The Oregon State Forestry Building survives, and it is worth a visit to see the beautiful woodwork that decorates the interior. Meanwhile, on the new Capitol property, the Patton residence, as well as all the private residences formerly on Court Street are now gone.
The elegant Gatke Hall is a familiar site now, but recently has gained a new next-door neighbor, the Ford Building with a very different architecture. They both blend into the campus atmosphere that reveals the story so vital to Salem's history: the Methodist missionary effort that was the birth of the city.

Other Events
  • The new Capitol Building is completed and dedicated on October 1.
  • Edith Patton moves into her new home on Leslie Street, bringing with her as railings by the front door, the wrought iron that once decorated the third floor balcony of the old Cooke-Patton mansion on Court Street where her husband, Hal Patton, had lived nearly all his life. He departed the family home briefly after his 1896 marriage to Ella Breyman, but returned when she left the marriage to pursue an acting career. A second marriage in 1911 to Nellie Lucia ended with her death. He married Edith Tidcomb in 1914 and, since the couple was unable to have children, adopted two little sisters whose mother had died. Hal himself died in 1934, a year before the State House fire that led to the demolition of his home in Piety Hill. Edith died in 1971. Her house is seen on the SHINE Gaiety Hill/Bush's Pasture Park Walking Tour.
  • The Salvation Army builds a handsome new headquarters building on State Street that will be their headquarters until 1968. The name can still be seen above the doorway. The structure is included in the SHINE Historic Downtown walking tour slide show on this website.
  • Salem Electric Company begins service, under the leadership of Harry Read. The company has headquarters in West Salem.
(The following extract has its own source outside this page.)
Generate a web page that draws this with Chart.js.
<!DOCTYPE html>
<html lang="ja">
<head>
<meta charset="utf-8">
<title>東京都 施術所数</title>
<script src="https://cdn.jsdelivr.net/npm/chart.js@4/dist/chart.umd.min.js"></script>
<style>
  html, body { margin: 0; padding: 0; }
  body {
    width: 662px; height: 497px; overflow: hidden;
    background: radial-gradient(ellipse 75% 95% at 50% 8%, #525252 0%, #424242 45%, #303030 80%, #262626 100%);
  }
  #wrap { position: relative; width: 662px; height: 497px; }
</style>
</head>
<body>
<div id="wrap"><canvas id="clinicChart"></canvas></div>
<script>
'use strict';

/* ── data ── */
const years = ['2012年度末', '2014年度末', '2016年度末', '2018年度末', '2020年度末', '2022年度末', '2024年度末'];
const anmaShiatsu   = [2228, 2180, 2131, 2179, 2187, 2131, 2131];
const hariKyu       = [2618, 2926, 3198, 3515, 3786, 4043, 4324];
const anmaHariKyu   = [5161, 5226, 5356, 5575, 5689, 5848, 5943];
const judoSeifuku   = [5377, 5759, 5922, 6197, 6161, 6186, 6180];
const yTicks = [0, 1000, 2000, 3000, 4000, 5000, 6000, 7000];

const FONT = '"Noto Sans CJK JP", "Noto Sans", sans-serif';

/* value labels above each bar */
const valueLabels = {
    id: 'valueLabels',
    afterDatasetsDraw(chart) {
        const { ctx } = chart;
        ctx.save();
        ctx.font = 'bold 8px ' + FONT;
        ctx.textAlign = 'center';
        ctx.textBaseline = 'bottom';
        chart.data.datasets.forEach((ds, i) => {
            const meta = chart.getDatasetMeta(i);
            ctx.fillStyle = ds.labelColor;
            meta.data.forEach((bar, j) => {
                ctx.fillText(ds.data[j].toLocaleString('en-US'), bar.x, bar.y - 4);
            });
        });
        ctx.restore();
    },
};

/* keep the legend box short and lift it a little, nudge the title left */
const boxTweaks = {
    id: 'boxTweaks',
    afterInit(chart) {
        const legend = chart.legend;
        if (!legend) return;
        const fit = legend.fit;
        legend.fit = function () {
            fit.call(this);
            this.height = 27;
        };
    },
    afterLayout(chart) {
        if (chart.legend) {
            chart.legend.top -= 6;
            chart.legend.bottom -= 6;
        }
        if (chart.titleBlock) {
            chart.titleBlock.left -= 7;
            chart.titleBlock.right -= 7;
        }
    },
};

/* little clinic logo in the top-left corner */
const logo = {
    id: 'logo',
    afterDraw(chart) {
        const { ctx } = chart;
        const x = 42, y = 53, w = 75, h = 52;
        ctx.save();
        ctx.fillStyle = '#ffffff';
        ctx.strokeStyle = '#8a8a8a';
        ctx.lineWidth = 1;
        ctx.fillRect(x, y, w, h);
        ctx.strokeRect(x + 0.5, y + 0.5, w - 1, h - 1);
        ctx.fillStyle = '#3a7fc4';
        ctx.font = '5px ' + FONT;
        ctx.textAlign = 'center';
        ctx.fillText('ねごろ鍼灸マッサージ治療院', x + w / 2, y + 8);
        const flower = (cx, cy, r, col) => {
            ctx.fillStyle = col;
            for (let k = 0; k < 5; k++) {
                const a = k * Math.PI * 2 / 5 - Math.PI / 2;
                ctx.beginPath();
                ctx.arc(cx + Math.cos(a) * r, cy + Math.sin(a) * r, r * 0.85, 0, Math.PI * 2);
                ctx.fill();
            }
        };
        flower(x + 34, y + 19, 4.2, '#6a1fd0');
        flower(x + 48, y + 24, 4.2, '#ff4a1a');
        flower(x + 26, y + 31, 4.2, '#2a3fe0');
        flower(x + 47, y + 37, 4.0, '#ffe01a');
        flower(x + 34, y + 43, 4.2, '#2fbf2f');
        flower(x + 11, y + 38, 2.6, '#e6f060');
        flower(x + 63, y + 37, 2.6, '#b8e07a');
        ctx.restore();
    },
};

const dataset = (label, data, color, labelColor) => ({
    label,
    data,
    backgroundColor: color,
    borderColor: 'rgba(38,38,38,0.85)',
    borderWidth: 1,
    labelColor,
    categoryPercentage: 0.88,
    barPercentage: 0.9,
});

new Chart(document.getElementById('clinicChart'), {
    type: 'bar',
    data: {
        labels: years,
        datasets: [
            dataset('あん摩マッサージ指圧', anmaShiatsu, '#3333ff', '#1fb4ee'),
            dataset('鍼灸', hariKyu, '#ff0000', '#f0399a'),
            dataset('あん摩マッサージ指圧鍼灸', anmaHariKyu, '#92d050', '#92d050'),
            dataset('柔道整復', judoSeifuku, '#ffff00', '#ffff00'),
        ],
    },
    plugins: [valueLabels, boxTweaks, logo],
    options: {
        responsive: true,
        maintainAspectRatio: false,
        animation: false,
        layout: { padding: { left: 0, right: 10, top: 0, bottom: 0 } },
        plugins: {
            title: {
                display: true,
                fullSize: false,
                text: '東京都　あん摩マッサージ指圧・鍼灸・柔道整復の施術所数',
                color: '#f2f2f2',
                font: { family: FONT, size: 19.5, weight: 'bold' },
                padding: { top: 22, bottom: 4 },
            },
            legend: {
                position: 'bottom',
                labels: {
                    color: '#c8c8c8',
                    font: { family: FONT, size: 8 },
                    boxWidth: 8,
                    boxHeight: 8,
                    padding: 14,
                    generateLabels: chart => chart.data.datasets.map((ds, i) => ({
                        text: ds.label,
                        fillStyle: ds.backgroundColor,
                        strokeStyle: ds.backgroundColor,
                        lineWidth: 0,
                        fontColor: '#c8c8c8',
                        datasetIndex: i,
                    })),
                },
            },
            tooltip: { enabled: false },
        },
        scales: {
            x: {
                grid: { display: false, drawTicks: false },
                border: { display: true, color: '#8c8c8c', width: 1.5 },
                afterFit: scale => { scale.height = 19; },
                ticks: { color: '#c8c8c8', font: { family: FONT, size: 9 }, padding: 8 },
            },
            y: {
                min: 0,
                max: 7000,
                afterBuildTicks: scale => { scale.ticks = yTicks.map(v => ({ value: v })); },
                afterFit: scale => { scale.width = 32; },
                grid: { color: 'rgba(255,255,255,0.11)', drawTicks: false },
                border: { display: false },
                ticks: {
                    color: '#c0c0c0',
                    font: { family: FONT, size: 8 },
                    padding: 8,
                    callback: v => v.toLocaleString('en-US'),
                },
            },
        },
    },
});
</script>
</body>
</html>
  • Dr. Ralph Purvine (1910-1974), son of pioneer Dr. Mary Bowerman Purvine and physician at Willamette University, establishes the Salem Clinic. In 1948 he would establish the Willamette University health Service.
  • Marion County voters approve the construction of a new Courthouse, but funds are not available. Meanwhile, the spruce tree on the Courthouse lawn is decorated as the community Christmas tree, marking the 25th anniversary of the first lighting in 1913 by the Cherrians.
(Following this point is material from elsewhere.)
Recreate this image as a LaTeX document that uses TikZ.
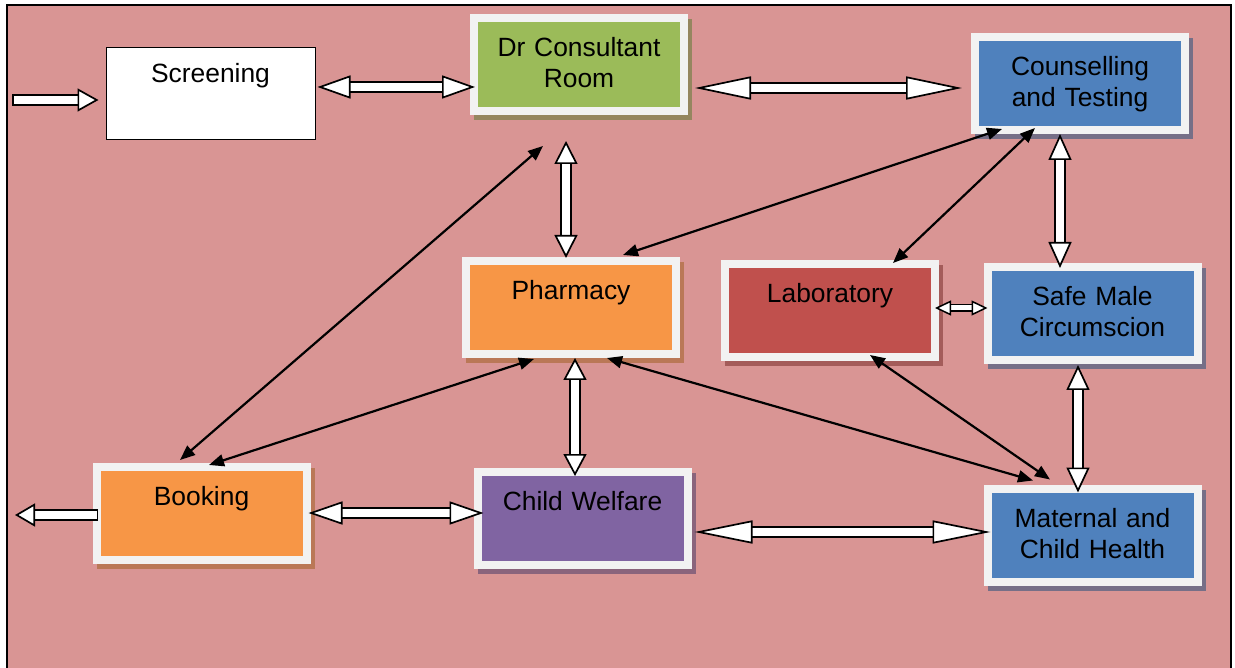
\documentclass[tikz,border=0pt]{standalone}
\usepackage{fontspec}
\setmainfont{Liberation Sans}
\usetikzlibrary{arrows.meta,shadows}

\definecolor{pagepink}{HTML}{D99594}
\definecolor{framegrey}{HTML}{F2F2F2}
\definecolor{drgreen}{HTML}{9BBB59}
\definecolor{unitblue}{HTML}{4F81BD}
\definecolor{unitorange}{HTML}{F79646}
\definecolor{labred}{HTML}{C0504D}
\definecolor{cwpurple}{HTML}{8064A2}

\tikzset{
    unit/.style={rectangle, fill=#1, draw=framegrey, line width=8pt,
        text width=210pt, align=center, inner sep=0pt,
        text height=38.5pt, text depth=54.5pt,
        font=\fontsize{26.4}{31}\selectfont,
        drop shadow={shadow xshift=4pt, shadow yshift=-5pt, opacity=1,
            fill=#1!50!pagepink!80!black, draw=#1!50!pagepink!80!black,
            line width=8pt}},
    entry/.style={rectangle, fill=white, draw=black, line width=1pt,
        text width=209pt, align=center, inner sep=0pt,
        text height=35.5pt, text depth=56.5pt,
        font=\fontsize{26.4}{31}\selectfont},
    fat/.style={draw=black, line width=1.7pt, double=white,
        double distance=8pt, line cap=rect,
        >={Triangle[length=#1, width=23pt, fill=white, line width=1.7pt]}},
    stub/.style={draw=black, line width=1.5pt, double=white,
        double distance=5pt, line cap=rect,
        >={Triangle[length=16pt, width=15pt, fill=white, line width=1.5pt]}},
    link/.style={draw=black, line width=2.2pt, <->,
        >={Triangle[length=15pt, width=12pt]}}
}

\begin{document}
\begin{tikzpicture}[x=1pt, y=-1pt]
    \useasboundingbox (0,0) rectangle (1235,668);
    \fill[pagepink] (7,5.5) rectangle (1231,668);
    \draw[line width=2pt] (7,668) |- (1231,5.5) -- (1231,668);

    % units of the clinic
    \node[entry] (screen) at (210.5,93.5) {Screening};
    \node[unit=drgreen] (dr) at (579,64.5) {Dr Consultant\\Room};
    \node[unit=unitblue] (couns) at (1080,83.5) {Counselling\\and Testing};
    \node[unit=unitorange] (pharm) at (571,307.5) {Pharmacy};
    \node[unit=labred] (lab) at (830,310.5) {Laboratory};
    \node[unit=unitblue] (smc) at (1092.5,313.5) {Safe Male\\Circumscion};
    \node[unit=unitorange] (book) at (201.5,513.5) {Booking};
    \node[unit=cwpurple] (cw) at (582.5,518.5) {Child Welfare};
    \node[unit=unitblue] (mch) at (1092.5,535) {Maternal and\\Child Health};

    \coordinate (enter) at (18,100);
    \coordinate (leave) at (15,515);

    % wide arrows
    \draw[fat=21pt, ->] (enter) -- ([shift={(-7,6.5)}]screen.west);
    \draw[fat=33pt, <->] ([shift={(2,-6.5)}]screen.east) -- ([shift={(5,22.5)}]dr.west);
    \draw[fat=56pt, <->] ([shift={(7,23.5)}]dr.east) -- ([shift={(-9,4.5)}]couns.west);
    \draw[fat=23pt, <->] ([shift={(-13,26)}]dr.south) -- ([shift={(-5,1)}]pharm.north);
    \draw[fat=26pt, <->] ([shift={(-20,0)}]couns.south) -- ([shift={(-32.5,5)}]smc.north);
    \draw[stub, <->] ([shift={(-4,-2.5)}]lab.east) -- ([shift={(4,-5.5)}]smc.west);
    \draw[fat=25pt, <->] ([shift={(-14.5,1)}]smc.south) -- ([shift={(-14.5,8)}]mch.north);
    \draw[fat=22pt, <->] ([shift={(4,0)}]pharm.south) -- ([shift={(-7.5,8)}]cw.north);
    \draw[fat=34pt, <->] ([shift={(-2,-0.5)}]book.east) -- ([shift={(10,-5.5)}]cw.west);
    \draw[fat=58pt, <->] ([shift={(3,13.5)}]cw.east) -- ([shift={(7,-3)}]mch.west);
    \draw[fat=20pt, ->] ([shift={(0,1.5)}]book.west) -- (leave);

    % thin arrows
    \draw[link] ([shift={(-21.5,-3)}]book.north) -- ([shift={(-36,31)}]dr.south);
    \draw[link] ([shift={(7.5,2)}]book.north) -- ([shift={(-37,1)}]pharm.south);
    \draw[link] ([shift={(52,-2)}]pharm.north) -- ([shift={(-78,-5)}]couns.south);
    \draw[link] ([shift={(63,3)}]lab.north) -- ([shift={(-45,-6)}]couns.south);
    \draw[link] ([shift={(36,0)}]pharm.south) -- ([shift={(-59.5,-4)}]mch.north);
    \draw[link] ([shift={(40,-6)}]lab.south) -- ([shift={(-42.5,-5)}]mch.north);

\end{tikzpicture}
\end{document}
  • With funds raised by the American Legion, Lee Eyerly purchased a five-acre plot of land on which he established Salem’s airport. By 1929, he founded an aviation school, and later, the first aircraft service station on the west coast. During the Depression of the 1930s, he took his invention, a trainer plane named the Orientator, to several fairs as an amusement ride. It became a success and was re-named the Acroplane. The last remnant of an Acroplane is now located at McNary airport on view from Turner Road. Until recently, the remains of the Acroplane have been stored at McNary Field. Its fate is uncertain.
From the Capitol Journal:
  • When Governor Martin leaned on the shovel to break ground for the new million dollar state library and office building in February, a spectator exclaimed, "Don't lean on that shove, Governor, this isn't a WPA project!"
  • Protests were presented to the Capitol Commission relative to sculptured figures being prepared by Leo Friedlander of New York for the new statehouse. Still living pioneers who had crossed the plains in covered wagons declared, "I never saw any pioneers who looked like that!"
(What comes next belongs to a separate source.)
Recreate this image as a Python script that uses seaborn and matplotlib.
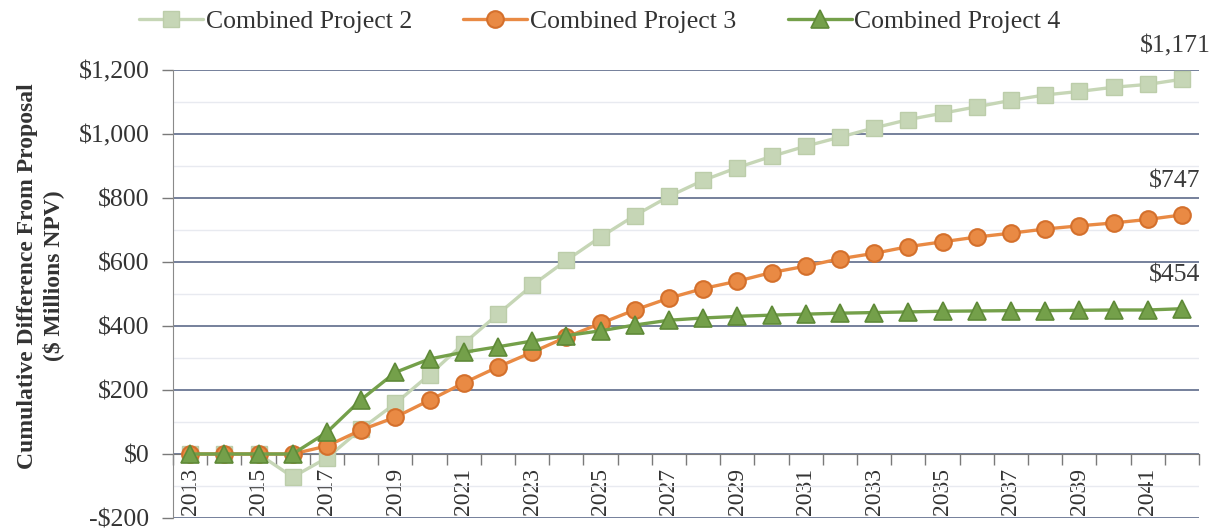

  • Gold leafing of the 6-ton, 24 foot high  bronze statue of a pioneer that would top the Capitol building (from a height of 171 feet), would require the services of three man for more than two weeks. The cost of the job would be about $500 considering an ounce of gold was worth $100 at that time. It would have to be reapplied every 25 years.
(See Ben Maxwell's Salem,Oregon, edited by Scott McArthur, 2006.)

1 comment:

Anonymous said...

There is a TYPO for the year of marriage of Hal Patton and Nellie Lucia. It should be 1911.